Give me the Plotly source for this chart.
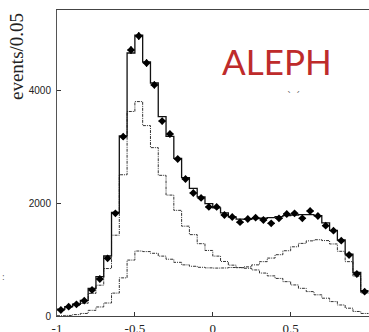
import numpy as np
import plotly.graph_objects as go

# bin edges: 40 bins of width 0.05 from -1 to 1
bin_edges = np.round(np.linspace(-1.0, 1.0, 41), 3)
bin_centers = np.round((bin_edges[:-1] + bin_edges[1:]) / 2, 3)

data_points = [106, 165, 207, 271, 460, 655, 1021, 1818, 3174, 4708,
               4956, 4478, 4089, 3450, 3221, 2779, 2425, 2177, 2089, 1930,
               1930, 1788, 1752, 1660, 1717, 1740, 1699, 1640, 1729, 1805,
               1817, 1729, 1858, 1770, 1598, 1510, 1333, 1080, 743, 431]

total_mc = [120, 165, 210, 275, 490, 696, 1062, 1835, 3186, 4655,
            4973, 4496, 4124, 3530, 3180, 2790, 2450, 2260, 2110, 1990,
            1915, 1825, 1755, 1715, 1712, 1722, 1730, 1742, 1758, 1775,
            1788, 1795, 1795, 1775, 1650, 1515, 1345, 1095, 770, 450]

component_peak = [112, 155, 185, 225, 400, 545, 840, 1430, 2500, 3620,
                  3795, 3370, 2980, 2490, 2140, 1870, 1590, 1440, 1280, 1160,
                  1060, 965, 900, 855, 870, 905, 962, 1025, 1085, 1155,
                  1225, 1285, 1330, 1350, 1335, 1275, 1145, 962, 705, 405]

component_broad = [5, 10, 25, 45, 100, 160, 230, 405, 675, 990,
                   1150, 1140, 1110, 1060, 1005, 950, 905, 880, 862, 852,
                   848, 850, 858, 858, 845, 815, 760, 710, 665, 608,
                   550, 490, 432, 375, 315, 255, 195, 138, 80, 45]

x_tickvals = [-1, -0.5, 0, 0.5]
x_ticktext = ["-1", "-0.5", "0", "0.5"]
y_tickvals = [0, 2000, 4000]
y_ticktext = ["0", "2000", "4000"]


def steps(vals):
    return list(bin_edges), list(vals) + [vals[-1]]


fig = go.Figure()

for vals, dash, col, w in [(component_broad, "3px,1px,1px,1px", "#333", 1.0),
                           (component_peak, "3px,1px,1px,1px", "#333", 1.0),
                           (total_mc, "solid", "#111", 1.3)]:
    xs, ys = steps(vals)
    fig.add_trace(go.Scatter(x=xs, y=ys, mode="lines", line_shape="hv",
                             line=dict(color=col, width=w, dash=dash),
                             showlegend=False, hoverinfo="skip"))

fig.add_trace(go.Scatter(
    x=list(bin_centers), y=data_points, mode="markers",
    marker=dict(symbol="diamond", size=6, color="black"),
    error_x=dict(type="constant", value=0.024, width=0, color="black", thickness=1),
    error_y=dict(type="sqrt", width=0, color="black", thickness=1),
    showlegend=False))

fig.update_layout(
    width=369, height=332,
    margin=dict(l=57, r=0, t=10, b=16, autoexpand=False),
    paper_bgcolor="white", plot_bgcolor="white",
    xaxis=dict(range=[-1, 1.003], tickvals=x_tickvals, ticktext=x_ticktext,
               ticks="inside", ticklen=4, tickcolor="#333", automargin=False,
               showgrid=False, zeroline=False, showline=True, linecolor="#444",
               linewidth=1.2, mirror=True,
               tickfont=dict(family="Liberation Serif", size=13, color="#222"),
               ticklabelstandoff=0),
    yaxis=dict(range=[0, 5416], tickvals=y_tickvals, ticktext=y_ticktext,
               ticks="inside", ticklen=4, tickcolor="#333", automargin=False,
               showgrid=False, zeroline=False, showline=True, linecolor="#555",
               linewidth=1, mirror=True,
               tickfont=dict(family="Liberation Sans", size=10, color="#222"),
               ticklabelstandoff=3),
)

fig.add_annotation(text="events/0.05", xref="paper", yref="paper",
                   x=(16 - 57) / 312, y=(316 - 57) / 306, textangle=-90,
                   showarrow=False, xanchor="center", yanchor="middle",
                   font=dict(family="Liberation Serif", size=19, color="#222"))
fig.add_annotation(text="ALEPH", xref="paper", yref="paper",
                   x=(277 - 57) / 312, y=(316 - 61) / 306,
                   showarrow=False, xanchor="center", yanchor="middle",
                   font=dict(family="Lato", size=35, color="#BE2B2B"))
fig.add_annotation(text="\u02cb \u02ca", xref="paper", yref="paper",
                   x=(293 - 57) / 312, y=(316 - 96) / 306,
                   showarrow=False, xanchor="center", yanchor="middle",
                   font=dict(family="DejaVu Sans", size=10, color="#666"))
fig.add_annotation(text=":", xref="paper", yref="paper",
                   x=(3 - 57) / 312, y=(316 - 277) / 306,
                   showarrow=False, xanchor="center", yanchor="middle",
                   font=dict(family="DejaVu Sans", size=8, color="#555"))

fig.write_html("out.html")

________________

WHAT IS REQUIRED:
Copy out all the data without changing anything, and drop the pictures.

EXERCISE RESULT:
Give me the Plotly source for this chart.
import numpy as np
import plotly.graph_objects as go

# bin edges: 40 bins of width 0.05 from -1 to 1
bin_edges = np.round(np.linspace(-1.0, 1.0, 41), 3)
bin_centers = np.round((bin_edges[:-1] + bin_edges[1:]) / 2, 3)

data_points = [106, 165, 207, 271, 460, 655, 1021, 1818, 3174, 4708,
               4956, 4478, 4089, 3450, 3221, 2779, 2425, 2177, 2089, 1930,
               1930, 1788, 1752, 1660, 1717, 1740, 1699, 1640, 1729, 1805,
               1817, 1729, 1858, 1770, 1598, 1510, 1333, 1080, 743, 431]

total_mc = [120, 165, 210, 275, 490, 696, 1062, 1835, 3186, 4655,
            4973, 4496, 4124, 3530, 3180, 2790, 2450, 2260, 2110, 1990,
            1915, 1825, 1755, 1715, 1712, 1722, 1730, 1742, 1758, 1775,
            1788, 1795, 1795, 1775, 1650, 1515, 1345, 1095, 770, 450]

component_peak = [112, 155, 185, 225, 400, 545, 840, 1430, 2500, 3620,
                  3795, 3370, 2980, 2490, 2140, 1870, 1590, 1440, 1280, 1160,
                  1060, 965, 900, 855, 870, 905, 962, 1025, 1085, 1155,
                  1225, 1285, 1330, 1350, 1335, 1275, 1145, 962, 705, 405]

component_broad = [5, 10, 25, 45, 100, 160, 230, 405, 675, 990,
                   1150, 1140, 1110, 1060, 1005, 950, 905, 880, 862, 852,
                   848, 850, 858, 858, 845, 815, 760, 710, 665, 608,
                   550, 490, 432, 375, 315, 255, 195, 138, 80, 45]

x_tickvals = [-1, -0.5, 0, 0.5]
x_ticktext = ["-1", "-0.5", "0", "0.5"]
y_tickvals = [0, 2000, 4000]
y_ticktext = ["0", "2000", "4000"]


def steps(vals):
    return list(bin_edges), list(vals) + [vals[-1]]


fig = go.Figure()

for vals, dash, col, w in [(component_broad, "3px,1px,1px,1px", "#333", 1.0),
                           (component_peak, "3px,1px,1px,1px", "#333", 1.0),
                           (total_mc, "solid", "#111", 1.3)]:
    xs, ys = steps(vals)
    fig.add_trace(go.Scatter(x=xs, y=ys, mode="lines", line_shape="hv",
                             line=dict(color=col, width=w, dash=dash),
                             showlegend=False, hoverinfo="skip"))

fig.add_trace(go.Scatter(
    x=list(bin_centers), y=data_points, mode="markers",
    marker=dict(symbol="diamond", size=6, color="black"),
    error_x=dict(type="constant", value=0.024, width=0, color="black", thickness=1),
    error_y=dict(type="sqrt", width=0, color="black", thickness=1),
    showlegend=False))

fig.update_layout(
    width=369, height=332,
    margin=dict(l=57, r=0, t=10, b=16, autoexpand=False),
    paper_bgcolor="white", plot_bgcolor="white",
    xaxis=dict(range=[-1, 1.003], tickvals=x_tickvals, ticktext=x_ticktext,
               ticks="inside", ticklen=4, tickcolor="#333", automargin=False,
               showgrid=False, zeroline=False, showline=True, linecolor="#444",
               linewidth=1.2, mirror=True,
               tickfont=dict(family="Liberation Serif", size=13, color="#222"),
               ticklabelstandoff=0),
    yaxis=dict(range=[0, 5416], tickvals=y_tickvals, ticktext=y_ticktext,
               ticks="inside", ticklen=4, tickcolor="#333", automargin=False,
               showgrid=False, zeroline=False, showline=True, linecolor="#555",
               linewidth=1, mirror=True,
               tickfont=dict(family="Liberation Sans", size=10, color="#222"),
               ticklabelstandoff=3),
)

fig.add_annotation(text="events/0.05", xref="paper", yref="paper",
                   x=(16 - 57) / 312, y=(316 - 57) / 306, textangle=-90,
                   showarrow=False, xanchor="center", yanchor="middle",
                   font=dict(family="Liberation Serif", size=19, color="#222"))
fig.add_annotation(text="ALEPH", xref="paper", yref="paper",
                   x=(277 - 57) / 312, y=(316 - 61) / 306,
                   showarrow=False, xanchor="center", yanchor="middle",
                   font=dict(family="Lato", size=35, color="#BE2B2B"))
fig.add_annotation(text="\u02cb \u02ca", xref="paper", yref="paper",
                   x=(293 - 57) / 312, y=(316 - 96) / 306,
                   showarrow=False, xanchor="center", yanchor="middle",
                   font=dict(family="DejaVu Sans", size=10, color="#666"))
fig.add_annotation(text=":", xref="paper", yref="paper",
                   x=(3 - 57) / 312, y=(316 - 277) / 306,
                   showarrow=False, xanchor="center", yanchor="middle",
                   font=dict(family="DejaVu Sans", size=8, color="#555"))

fig.write_html("out.html")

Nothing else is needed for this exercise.